__Set exercise__: From the records below, transcribe only the lines running from the one with "What Apache ECharts" through the one with "var yMax = 8;". Keep both of those end lines.

__Listing__:
■ ■ ■ ■ ■ ■ ■

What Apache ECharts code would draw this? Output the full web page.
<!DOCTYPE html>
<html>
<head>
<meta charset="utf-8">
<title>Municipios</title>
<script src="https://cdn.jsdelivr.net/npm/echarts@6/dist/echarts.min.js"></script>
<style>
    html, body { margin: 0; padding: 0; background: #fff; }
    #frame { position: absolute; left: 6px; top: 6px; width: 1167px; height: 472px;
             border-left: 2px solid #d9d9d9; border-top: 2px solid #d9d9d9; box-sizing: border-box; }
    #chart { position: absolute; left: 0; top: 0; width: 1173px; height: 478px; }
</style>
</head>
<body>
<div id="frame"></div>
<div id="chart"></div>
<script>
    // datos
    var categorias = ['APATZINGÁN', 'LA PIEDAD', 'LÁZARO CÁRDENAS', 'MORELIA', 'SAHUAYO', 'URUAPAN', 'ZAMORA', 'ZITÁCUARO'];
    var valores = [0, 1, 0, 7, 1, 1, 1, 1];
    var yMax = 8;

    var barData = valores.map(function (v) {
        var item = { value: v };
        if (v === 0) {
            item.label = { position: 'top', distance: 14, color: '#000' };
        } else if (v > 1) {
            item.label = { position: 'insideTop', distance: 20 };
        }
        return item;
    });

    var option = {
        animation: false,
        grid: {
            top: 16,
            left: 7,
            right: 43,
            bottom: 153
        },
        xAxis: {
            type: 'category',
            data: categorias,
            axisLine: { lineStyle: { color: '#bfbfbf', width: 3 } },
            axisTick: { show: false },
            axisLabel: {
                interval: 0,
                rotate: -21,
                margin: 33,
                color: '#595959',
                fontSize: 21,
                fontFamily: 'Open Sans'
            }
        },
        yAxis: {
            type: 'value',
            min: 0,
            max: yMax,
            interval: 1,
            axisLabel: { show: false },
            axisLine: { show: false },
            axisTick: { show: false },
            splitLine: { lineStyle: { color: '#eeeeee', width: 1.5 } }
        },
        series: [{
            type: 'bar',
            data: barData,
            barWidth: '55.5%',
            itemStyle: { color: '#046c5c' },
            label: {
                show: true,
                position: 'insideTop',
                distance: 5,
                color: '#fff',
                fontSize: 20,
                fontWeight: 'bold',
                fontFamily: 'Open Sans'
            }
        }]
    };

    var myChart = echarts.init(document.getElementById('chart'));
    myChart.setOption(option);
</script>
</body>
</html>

■ ■ ■ ■ ■ ■ ■

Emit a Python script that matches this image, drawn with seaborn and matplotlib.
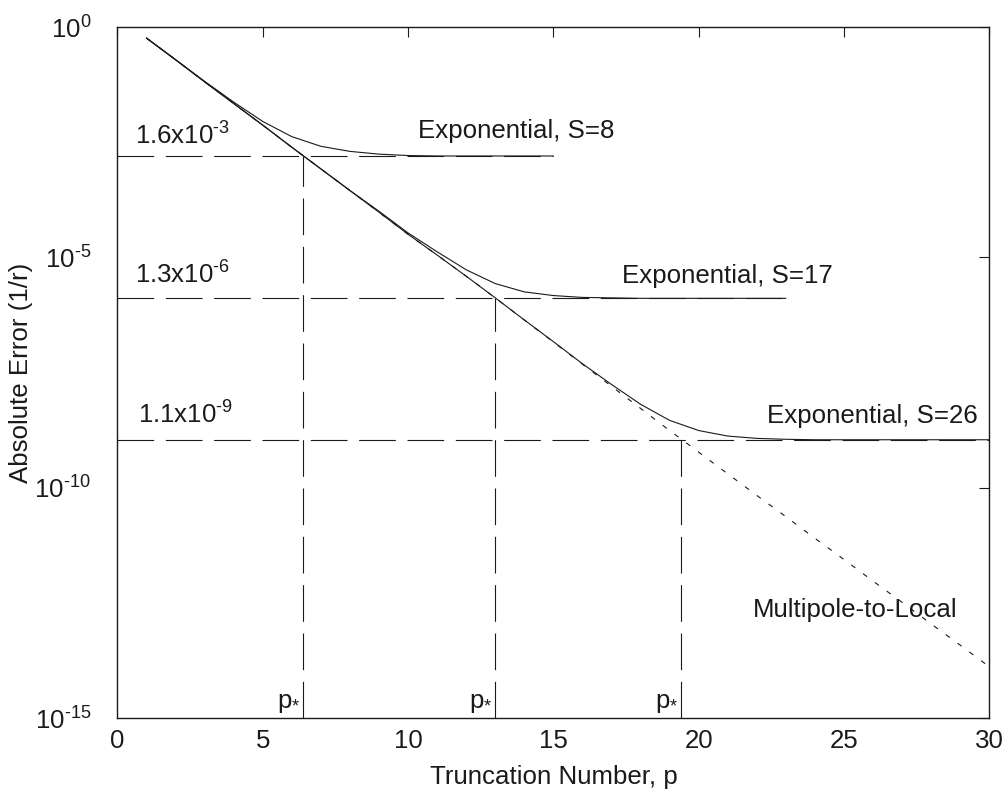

■ ■ ■ ■ ■ ■ ■

__Output for this task__:
What Apache ECharts code would draw this? Output the full web page.
<!DOCTYPE html>
<html>
<head>
<meta charset="utf-8">
<title>Municipios</title>
<script src="https://cdn.jsdelivr.net/npm/echarts@6/dist/echarts.min.js"></script>
<style>
    html, body { margin: 0; padding: 0; background: #fff; }
    #frame { position: absolute; left: 6px; top: 6px; width: 1167px; height: 472px;
             border-left: 2px solid #d9d9d9; border-top: 2px solid #d9d9d9; box-sizing: border-box; }
    #chart { position: absolute; left: 0; top: 0; width: 1173px; height: 478px; }
</style>
</head>
<body>
<div id="frame"></div>
<div id="chart"></div>
<script>
    // datos
    var categorias = ['APATZINGÁN', 'LA PIEDAD', 'LÁZARO CÁRDENAS', 'MORELIA', 'SAHUAYO', 'URUAPAN', 'ZAMORA', 'ZITÁCUARO'];
    var valores = [0, 1, 0, 7, 1, 1, 1, 1];
    var yMax = 8;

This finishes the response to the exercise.